Take the material below and retype it in full; pictures are left out.

--- RECORDED DATA ---

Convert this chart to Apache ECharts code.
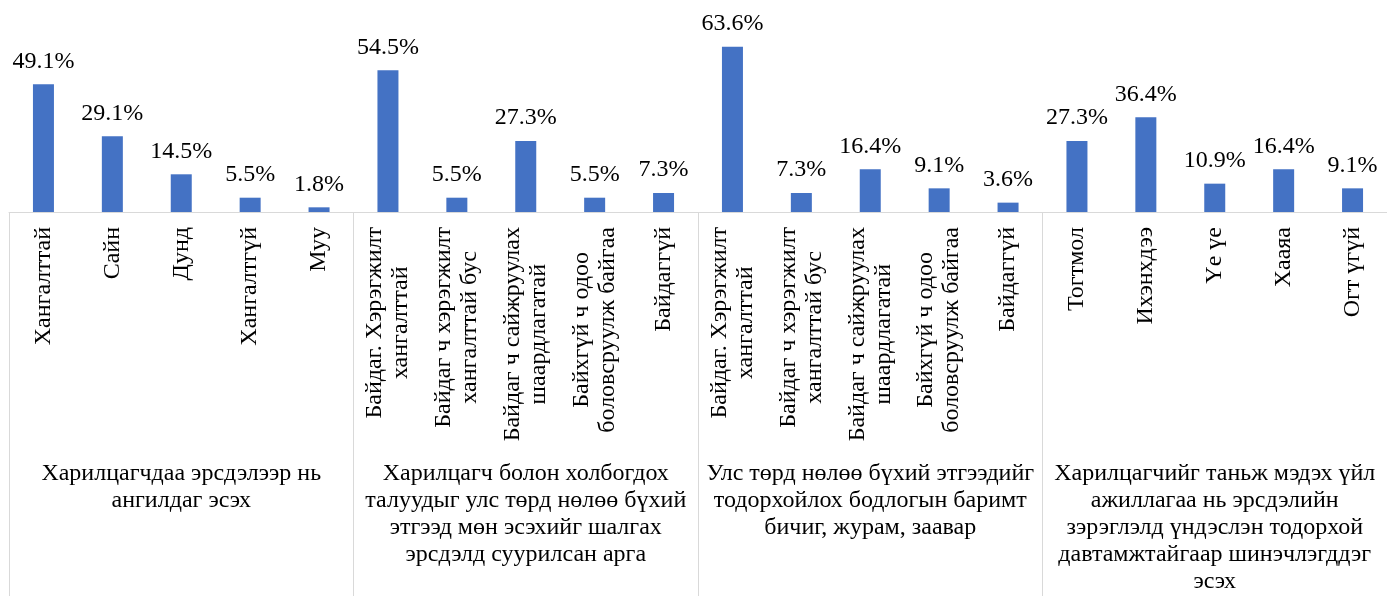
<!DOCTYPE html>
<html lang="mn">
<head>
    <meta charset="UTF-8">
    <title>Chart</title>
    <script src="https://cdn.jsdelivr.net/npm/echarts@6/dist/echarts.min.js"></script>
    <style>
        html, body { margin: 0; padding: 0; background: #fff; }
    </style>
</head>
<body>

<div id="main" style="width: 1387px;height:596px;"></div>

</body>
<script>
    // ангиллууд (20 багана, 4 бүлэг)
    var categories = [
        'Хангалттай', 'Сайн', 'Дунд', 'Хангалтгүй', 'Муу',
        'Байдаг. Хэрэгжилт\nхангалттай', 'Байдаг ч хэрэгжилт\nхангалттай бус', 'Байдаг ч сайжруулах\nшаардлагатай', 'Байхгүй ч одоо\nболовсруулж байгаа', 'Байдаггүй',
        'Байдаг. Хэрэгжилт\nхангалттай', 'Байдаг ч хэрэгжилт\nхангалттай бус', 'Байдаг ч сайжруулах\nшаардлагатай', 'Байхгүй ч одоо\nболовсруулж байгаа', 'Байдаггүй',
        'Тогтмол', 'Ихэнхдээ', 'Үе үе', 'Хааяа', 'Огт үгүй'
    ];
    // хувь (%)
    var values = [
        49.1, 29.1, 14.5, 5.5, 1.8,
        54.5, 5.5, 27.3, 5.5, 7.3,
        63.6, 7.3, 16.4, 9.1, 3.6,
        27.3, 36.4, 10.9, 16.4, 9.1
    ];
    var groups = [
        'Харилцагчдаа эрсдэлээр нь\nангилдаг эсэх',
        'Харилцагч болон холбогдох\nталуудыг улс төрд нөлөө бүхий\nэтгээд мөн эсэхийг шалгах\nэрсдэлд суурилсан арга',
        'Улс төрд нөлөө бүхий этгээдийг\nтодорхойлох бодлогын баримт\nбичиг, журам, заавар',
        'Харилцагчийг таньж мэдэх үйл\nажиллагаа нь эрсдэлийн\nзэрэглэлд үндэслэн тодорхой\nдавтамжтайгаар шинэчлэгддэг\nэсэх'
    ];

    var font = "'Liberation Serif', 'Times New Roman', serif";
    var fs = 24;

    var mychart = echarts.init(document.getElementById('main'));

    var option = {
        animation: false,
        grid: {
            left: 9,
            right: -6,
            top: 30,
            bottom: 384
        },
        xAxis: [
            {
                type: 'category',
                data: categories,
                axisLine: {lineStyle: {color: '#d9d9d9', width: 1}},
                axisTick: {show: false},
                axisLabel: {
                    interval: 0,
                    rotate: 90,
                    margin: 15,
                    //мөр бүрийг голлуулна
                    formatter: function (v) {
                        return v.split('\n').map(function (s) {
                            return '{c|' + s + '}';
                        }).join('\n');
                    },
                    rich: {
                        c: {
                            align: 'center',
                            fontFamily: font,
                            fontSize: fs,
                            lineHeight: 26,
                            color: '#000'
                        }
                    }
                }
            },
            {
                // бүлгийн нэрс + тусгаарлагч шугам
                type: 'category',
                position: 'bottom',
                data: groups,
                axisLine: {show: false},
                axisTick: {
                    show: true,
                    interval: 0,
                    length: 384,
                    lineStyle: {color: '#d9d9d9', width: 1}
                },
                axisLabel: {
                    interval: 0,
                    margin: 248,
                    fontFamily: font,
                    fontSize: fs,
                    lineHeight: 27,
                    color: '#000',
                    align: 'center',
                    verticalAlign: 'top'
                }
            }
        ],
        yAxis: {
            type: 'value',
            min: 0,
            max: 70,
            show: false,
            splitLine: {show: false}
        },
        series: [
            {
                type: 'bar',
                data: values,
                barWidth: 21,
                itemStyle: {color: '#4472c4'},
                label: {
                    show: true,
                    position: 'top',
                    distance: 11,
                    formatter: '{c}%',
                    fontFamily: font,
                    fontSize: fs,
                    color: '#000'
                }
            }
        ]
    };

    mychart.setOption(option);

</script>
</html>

---

* [FINISHED ANSWER]
Convert this chart to Apache ECharts code.
<!DOCTYPE html>
<html lang="mn">
<head>
    <meta charset="UTF-8">
    <title>Chart</title>
    <script src="https://cdn.jsdelivr.net/npm/echarts@6/dist/echarts.min.js"></script>
    <style>
        html, body { margin: 0; padding: 0; background: #fff; }
    </style>
</head>
<body>

<div id="main" style="width: 1387px;height:596px;"></div>

</body>
<script>
    // ангиллууд (20 багана, 4 бүлэг)
    var categories = [
        'Хангалттай', 'Сайн', 'Дунд', 'Хангалтгүй', 'Муу',
        'Байдаг. Хэрэгжилт\nхангалттай', 'Байдаг ч хэрэгжилт\nхангалттай бус', 'Байдаг ч сайжруулах\nшаардлагатай', 'Байхгүй ч одоо\nболовсруулж байгаа', 'Байдаггүй',
        'Байдаг. Хэрэгжилт\nхангалттай', 'Байдаг ч хэрэгжилт\nхангалттай бус', 'Байдаг ч сайжруулах\nшаардлагатай', 'Байхгүй ч одоо\nболовсруулж байгаа', 'Байдаггүй',
        'Тогтмол', 'Ихэнхдээ', 'Үе үе', 'Хааяа', 'Огт үгүй'
    ];
    // хувь (%)
    var values = [
        49.1, 29.1, 14.5, 5.5, 1.8,
        54.5, 5.5, 27.3, 5.5, 7.3,
        63.6, 7.3, 16.4, 9.1, 3.6,
        27.3, 36.4, 10.9, 16.4, 9.1
    ];
    var groups = [
        'Харилцагчдаа эрсдэлээр нь\nангилдаг эсэх',
        'Харилцагч болон холбогдох\nталуудыг улс төрд нөлөө бүхий\nэтгээд мөн эсэхийг шалгах\nэрсдэлд суурилсан арга',
        'Улс төрд нөлөө бүхий этгээдийг\nтодорхойлох бодлогын баримт\nбичиг, журам, заавар',
        'Харилцагчийг таньж мэдэх үйл\nажиллагаа нь эрсдэлийн\nзэрэглэлд үндэслэн тодорхой\nдавтамжтайгаар шинэчлэгддэг\nэсэх'
    ];

    var font = "'Liberation Serif', 'Times New Roman', serif";
    var fs = 24;

    var mychart = echarts.init(document.getElementById('main'));

    var option = {
        animation: false,
        grid: {
            left: 9,
            right: -6,
            top: 30,
            bottom: 384
        },
        xAxis: [
            {
                type: 'category',
                data: categories,
                axisLine: {lineStyle: {color: '#d9d9d9', width: 1}},
                axisTick: {show: false},
                axisLabel: {
                    interval: 0,
                    rotate: 90,
                    margin: 15,
                    //мөр бүрийг голлуулна
                    formatter: function (v) {
                        return v.split('\n').map(function (s) {
                            return '{c|' + s + '}';
                        }).join('\n');
                    },
                    rich: {
                        c: {
                            align: 'center',
                            fontFamily: font,
                            fontSize: fs,
                            lineHeight: 26,
                            color: '#000'
                        }
                    }
                }
            },
            {
                // бүлгийн нэрс + тусгаарлагч шугам
                type: 'category',
                position: 'bottom',
                data: groups,
                axisLine: {show: false},
                axisTick: {
                    show: true,
                    interval: 0,
                    length: 384,
                    lineStyle: {color: '#d9d9d9', width: 1}
                },
                axisLabel: {
                    interval: 0,
                    margin: 248,
                    fontFamily: font,
                    fontSize: fs,
                    lineHeight: 27,
                    color: '#000',
                    align: 'center',
                    verticalAlign: 'top'
                }
            }
        ],
        yAxis: {
            type: 'value',
            min: 0,
            max: 70,
            show: false,
            splitLine: {show: false}
        },
        series: [
            {
                type: 'bar',
                data: values,
                barWidth: 21,
                itemStyle: {color: '#4472c4'},
                label: {
                    show: true,
                    position: 'top',
                    distance: 11,
                    formatter: '{c}%',
                    fontFamily: font,
                    fontSize: fs,
                    color: '#000'
                }
            }
        ]
    };

    mychart.setOption(option);

</script>
</html>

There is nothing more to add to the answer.